Why is NaN (not a number) only available for doubles?
Integral types in .NET use two's complement system for representation. While they could reserve some bit patterns for special values, they chose not to. double
and float
use a completely different representation system (IEEE 754) which reserves some special bit patterns for NaN, +Infinity, -Infinity, ...
One reason that NaN and Infinity values make more sense for floating point arithmetic is that operations could result division by zero, not only because the divisor is actually zero, but because it's too small to be represented by the type. As a result, if that wasn't the case, you could have some valid calculation mysteriously throw a divide by zero exception. This won't happen for int
types as they are exact and don't have a precision error.
decimal
is designed to be used for "real-world" decimal floating point numbers.
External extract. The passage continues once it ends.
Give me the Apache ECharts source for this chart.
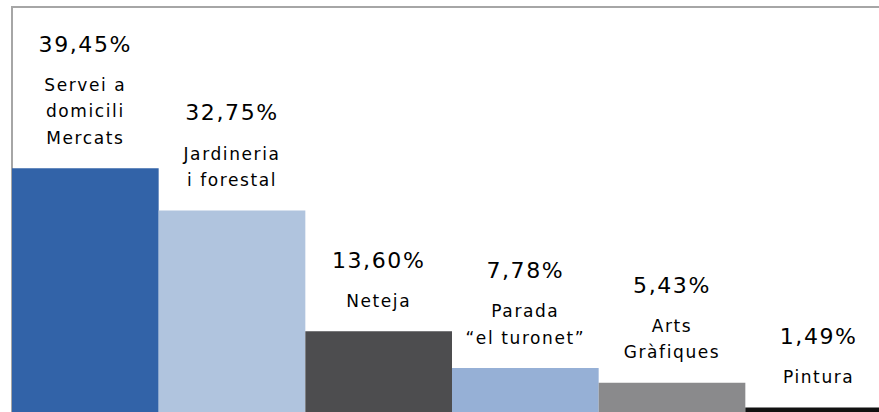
<!DOCTYPE html>
<html>
<head>
<meta charset="utf-8">
<script src="https://cdn.jsdelivr.net/npm/echarts@6/dist/echarts.min.js"></script>
<style>
html,body{margin:0;padding:0;background:#fff;}
#chart{width:879px;height:412px;}
#chart text{letter-spacing:1.6px;}
</style>
</head>
<body>
<div id="chart"></div>
<script>
var categories = ['Servei a\ndomicili\nMercats', 'Jardineria\ni forestal', 'Neteja', 'Parada\n\u201cel turonet\u201d', 'Arts\nGr\u00e0fiques', 'Pintura'];
var values = [39.45, 32.75, 13.60, 7.78, 5.43, 1.49];
var valueLabels = ['39,45%', '32,75%', '13,60%', '7,78%', '5,43%', '1,49%'];
var barColors = ['#3263a8', '#b0c4de', '#4d4d4f', '#96b0d6', '#8a8a8c', '#111111'];

var chart = echarts.init(document.getElementById('chart'), null, {renderer: 'svg'});
chart.setOption({
  backgroundColor: '#ffffff',
  animation: false,
  grid: {
    left: 12, top: 7, width: 880, height: 410,
    outerBoundsMode: 'none', containLabel: false,
    show: true, borderColor: '#a6a6a6', borderWidth: 2, backgroundColor: 'transparent'
  },
  xAxis: {
    type: 'category', data: categories,
    axisLine: {show: false}, axisTick: {show: false}, axisLabel: {show: false}, splitLine: {show: false}
  },
  yAxis: {
    type: 'value', min: 0, max: 65,
    axisLine: {show: false}, axisTick: {show: false}, axisLabel: {show: false}, splitLine: {show: false}
  },
  series: [{
    type: 'bar',
    barCategoryGap: '0%',
    data: values.map(function (v, i) {
      return {value: v, itemStyle: {color: barColors[i]}};
    }),
    label: {
      show: true,
      position: 'top',
      distance: 17,
      align: 'center',
      fontFamily: 'DejaVu Sans',
      formatter: function (p) {
        var lines = categories[p.dataIndex].split('\n').map(function (s) { return '{n|' + s + '}'; });
        return '{p|' + valueLabels[p.dataIndex] + '}\n' + lines.join('\n');
      },
      rich: {
        p: {fontSize: 22, lineHeight: 55, color: '#000', fontFamily: 'DejaVu Sans'},
        n: {fontSize: 17, lineHeight: 26.5, color: '#000', fontFamily: 'DejaVu Sans'}
      }
    }
  }]
});
</script>
</body>
</html>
It's rarely subject to calculations that double
and float
are designed to do. What would NaN
express for a real world number?
Leaving reasons behind it alone, it is what it is and there's nothing we could do about it, so the best route to go is to use nullable types (they are designed to help with exactly this kind of situation). It's the right way to solve this problem. If you don't want to do that (and exceptions don't make sense), you should resort to the magic number solution. If you chose to do so, just make sure it's outside of the domain of valid results.
EDIT (very common misconception about decimal):
As also noted by MSDN, decimal
is not fixed point. It is a floating point number:
A decimal number is a floating-point value that consists of a sign, a numeric value where each digit in the value ranges from 0 to 9, and a scaling factor that indicates the position of a floating decimal point that separates the integral and fractional parts of the numeric value.